I should make clear that I’m not saying to those who are currently facing cancer (or indeed any life threatening illness) that you should just shove on some sparkle, a slick of gloss and throw your head back in mock laughter. I know how incredibly hard it is, when your world is fading to darkness around you, to search for neon brightness within that. No one should feel forced into toxic positivity.

And, optimism – as I know from my mum, as we’re seeing with Deborah – can’t save a life. It’s just that existing in a glass-half-full way is often sneered at, it’s seen as cheesy and a bit silly. It’s confused for naivety. When, from my experience, it’s one of the most powerful tools we have, and utilising it – when we can – creates a domino-effect of difference, that can reverberate for years.

My mum, when she was dying (she was diagnosed with days to live, she survived for months) relished in soft silk scarves, she filled her hospice sink up with Vinho Verde, the green wine we used to drink together on a Portuguese beach. She made jokes about her illness, used it to – not only pass on sage advice that we had to listen to (“I’m dying, you have to!”) but also, one memorable time, to wheel on over to Christian Slater when we spotted him in a bar and force him to say hello to me (“he could hardly say no”).

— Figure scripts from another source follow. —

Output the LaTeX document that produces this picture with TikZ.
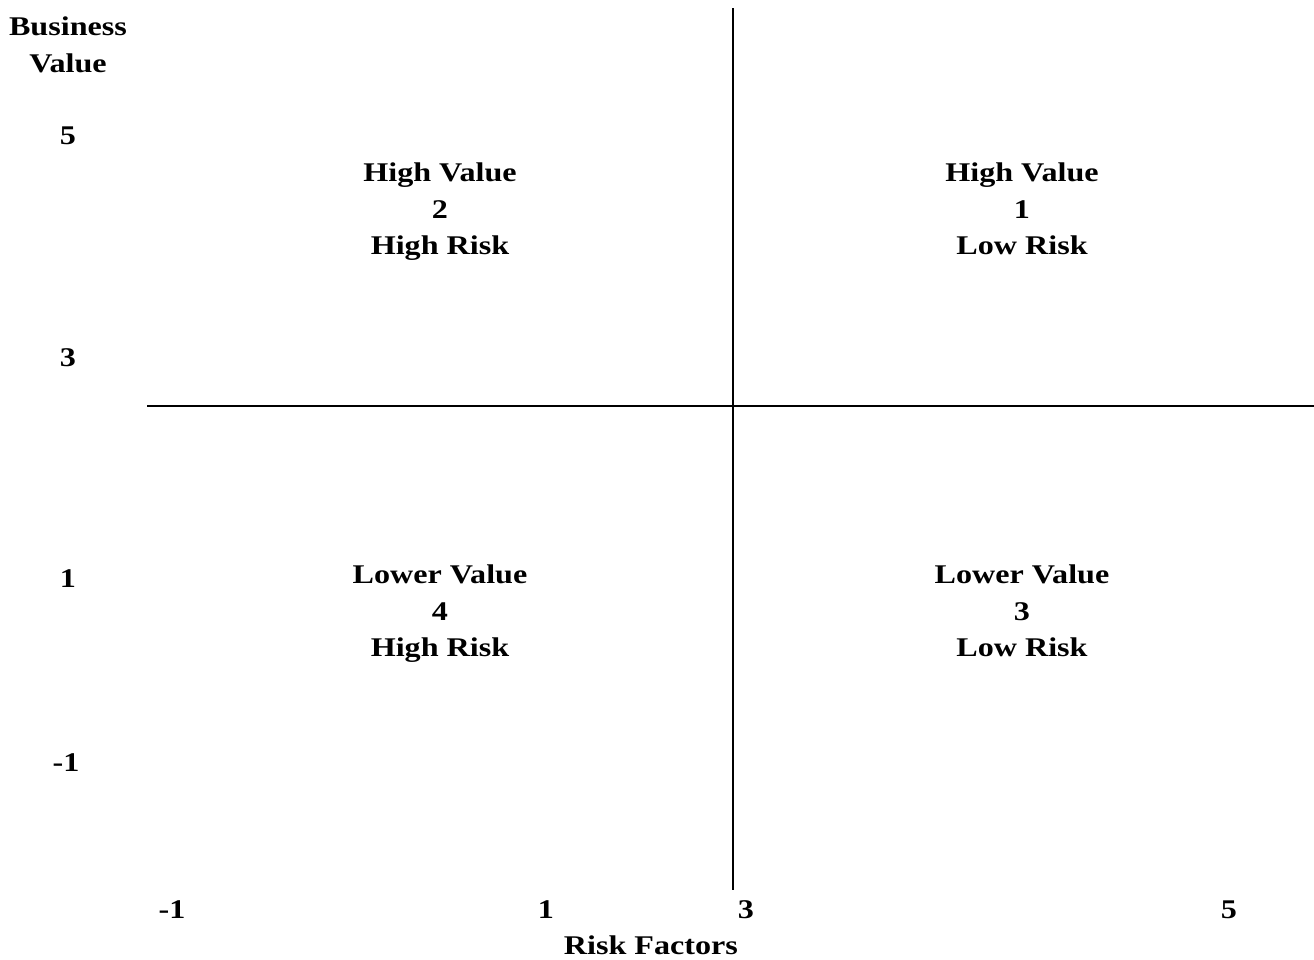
\documentclass[tikz,border=0pt]{standalone}
\usepackage{fontspec}
\setmainfont[FakeStretch=1.19]{Liberation Serif}
\begin{document}
\begin{tikzpicture}[x=1pt,y=-1pt,
  lbl/.style={font=\fontsize{27}{36.5}\selectfont\bfseries, inner sep=0pt, align=center},
  quad/.style={lbl, anchor=north},
  axis/.style={line width=1.8pt, black}]
\useasboundingbox (0,0) rectangle (1314,959);
\coordinate (vt) at (733,8);
\coordinate (vb) at (733,890);
\coordinate (hl) at (147,406);
\coordinate (hr) at (1314,406);
\draw[axis] (vt) -- (vb);
\draw[axis] (hl) -- (hr);
\node[lbl] (yt) at (68,45) {Business\\Value};
\node[lbl] (y5) at (68,136) {5};
\node[lbl] (y3) at (68,358) {3};
\node[lbl] (y1) at (68,579) {1};
\node[lbl] (ym1) at (66,763) {-1};
\node[lbl] (xm1) at (172,910) {-1};
\node[lbl] (x1) at (546,910) {1};
\node[lbl] (x3) at (746,910) {3};
\node[lbl] (x5) at (1229,910) {5};
\node[lbl] (xt) at (651,945) {Risk Factors};
\node[quad] (q2) at (440,163) {High Value\\2\\High Risk};
\node[quad] (q1) at (1022,163) {High Value\\1\\Low Risk};
\node[quad] (q4) at (440,565) {Lower Value\\4\\High Risk};
\node[quad] (q3) at (1022,565) {Lower Value\\3\\Low Risk};
\end{tikzpicture}
\end{document}
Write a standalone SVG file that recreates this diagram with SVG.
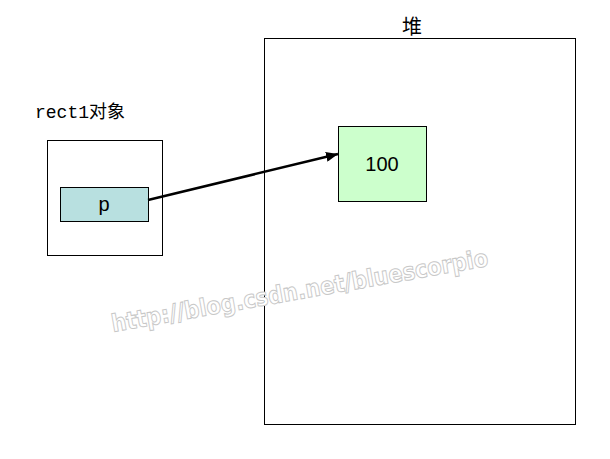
<svg xmlns="http://www.w3.org/2000/svg" width="610" height="459" viewBox="0 0 610 459">
<style>
.box{fill:#ffffff;stroke:#000;stroke-width:1}
.lbl{font-family:"Liberation Sans",Arial,sans-serif;font-size:20px;fill:#000;text-anchor:middle}
.cjk{font-family:"Liberation Mono","Noto Sans CJK SC",monospace;font-size:18px;fill:#000}
.wm{font-family:"DejaVu Sans","Liberation Sans",sans-serif;font-weight:bold;font-size:24px;fill:#fff;stroke:#c8c8c8;stroke-width:1}
</style>
<defs>
<marker id="ah" markerWidth="12" markerHeight="10" refX="12" refY="5" orient="auto" markerUnits="userSpaceOnUse">
<path d="M0,0 L12,5 L0,10 Z" fill="#000"/>
</marker>
</defs>
<rect width="610" height="459" fill="#fff"/>
<g id="heap">
<rect class="box" x="264.5" y="38.5" width="311" height="386"/>
<text x="402" y="34" style="font-family:'Noto Sans CJK SC',sans-serif;font-size:20px">堆</text>
</g>
<g id="rect1">
<rect class="box" x="47.5" y="140.5" width="115" height="115"/>
<text class="cjk" x="35" y="118">rect1<tspan style="font-family:'Noto Sans CJK SC',sans-serif">对象</tspan></text>
</g>
<g id="p">
<rect x="60.5" y="187.5" width="88" height="34" fill="#b8e0e0" stroke="#000"/>
<text class="lbl" x="104" y="211">p</text>
</g>
<g id="val">
<rect x="338.5" y="126.5" width="88" height="75" fill="#ccffcc" stroke="#000"/>
<text class="lbl" x="382" y="171">100</text>
</g>
<g id="connectors">
<line x1="148" y1="200" x2="338" y2="154" stroke="#000" stroke-width="2.5" marker-end="url(#ah)"/>
</g>
<text class="wm" x="113" y="332" transform="rotate(-10 113 332)" textLength="382" lengthAdjust="spacingAndGlyphs">http://blog.csdn.net/bluescorpio</text>
</svg>
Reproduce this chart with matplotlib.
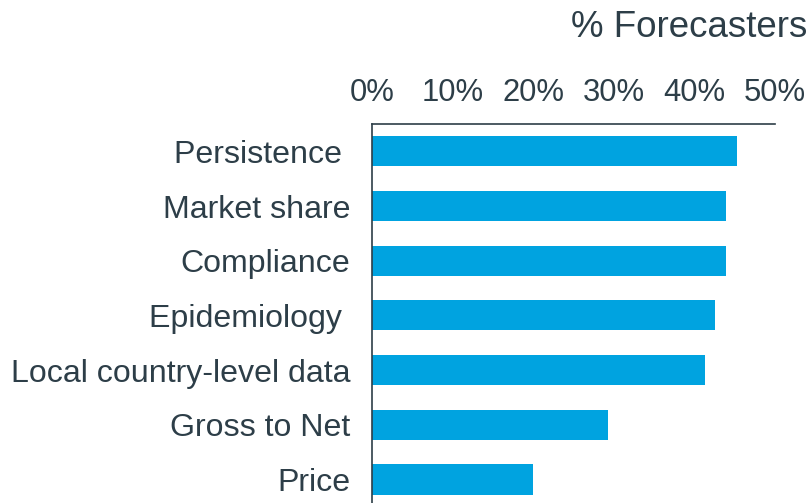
import matplotlib
matplotlib.use("Agg")
import matplotlib.pyplot as plt
from matplotlib.ticker import FuncFormatter

# data
categories = ["Persistence ", "Market share", "Compliance", "Epidemiology ",
              "Local country-level data", "Gross to Net", "Price"]
values = [45.3, 43.9, 43.9, 42.6, 41.3, 29.3, 20.0]
xticks = [0, 10, 20, 30, 40, 50]

bar_color = "#00A3E0"
text_color = "#2D3E48"

plt.rcParams["font.family"] = ["Liberation Sans", "DejaVu Sans"]

fig = plt.figure(figsize=(8.11, 5.03), dpi=100)
ax = fig.add_axes([372 / 811, 0, (775 - 372) / 811, 1 - 124 / 503])

ax.barh(range(len(categories)), values, height=0.55, color=bar_color)
ax.set_xlim(0, 50)
ax.set_ylim(6.43, -0.5)

ax.set_yticks(range(len(categories)))
ax.set_yticklabels(categories)
ax.set_xticks(xticks)
ax.xaxis.set_major_formatter(FuncFormatter(lambda v, p: f"{v:.0f}%"))
ax.xaxis.tick_top()

ax.tick_params(axis="y", length=0, pad=15.5, labelsize=23.1, labelcolor=text_color)
ax.tick_params(axis="x", length=0, pad=11.5, labelsize=22.3, labelcolor=text_color)
for lbl in ax.get_yticklabels():
    lbl.set_y(lbl.get_position()[1])

for s in ["right", "bottom"]:
    ax.spines[s].set_visible(False)
for s in ["left", "top"]:
    ax.spines[s].set_color(text_color)
    ax.spines[s].set_linewidth(1.2)

fig.text(807 / 811, 1 - 37 / 503, "% Forecasters", ha="right", va="baseline",
         fontsize=26.5, color=text_color)

fig.savefig("out.png", dpi=100)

I took on this attitude. Even when my grief turned me on auto-pilot, when I felt like I had been replaced by a walking, talking replica of who I once was, I’d slurp on J20s, as you could buy them for 50p in the hospice canteen, marvelling at this unexpected bargain. I’d tie scarves around my jeans and wear bright baker boy hats to see her (it was the noughties, okay). At Christmas, as she lay in a coma, I put up our nativity scene, chatting her through – as cheerily as I could muster – each step. “Here’s the camels dad brought back from India, here’s baby Jesus…” I used my strength in searching for the tiniest of joys, where I could.

It really wasn’t easy. My dad used to always say “crying is easy, it’s the laughter that takes the work.” It also didn’t change anything, she still died, my entire life crumbled and I mourned her (and do still) knowing I will never, ever entirely heal from that loss. But it helped. It still helps. I know – with total certainty – that there were many moments, during her death, that mum felt happy. That she felt full of life, even as it was being drained out of her. My grief has taken me, in the years since, to some deeply dark places but the comfort of that, and the knowledge that I carry her bright optimism within me, has pulled me through. All of this, and the myriad of other complex emotions that grief brings, is what prompted me to start a newsletter on the subject.

And now – along with tens of thousands of others – I carry Deborah’s leopard print, glossy lipped optimism with me too. She, despite everything, taught so many people how to live. There are countless things that Dame Deborah has left in her legacy, but, for me, it’s the image of her, wheeled out the front of the hospital, bunny ears on her head, closing her eyes and feeling the golden sunshine on her face that will stand the test of time.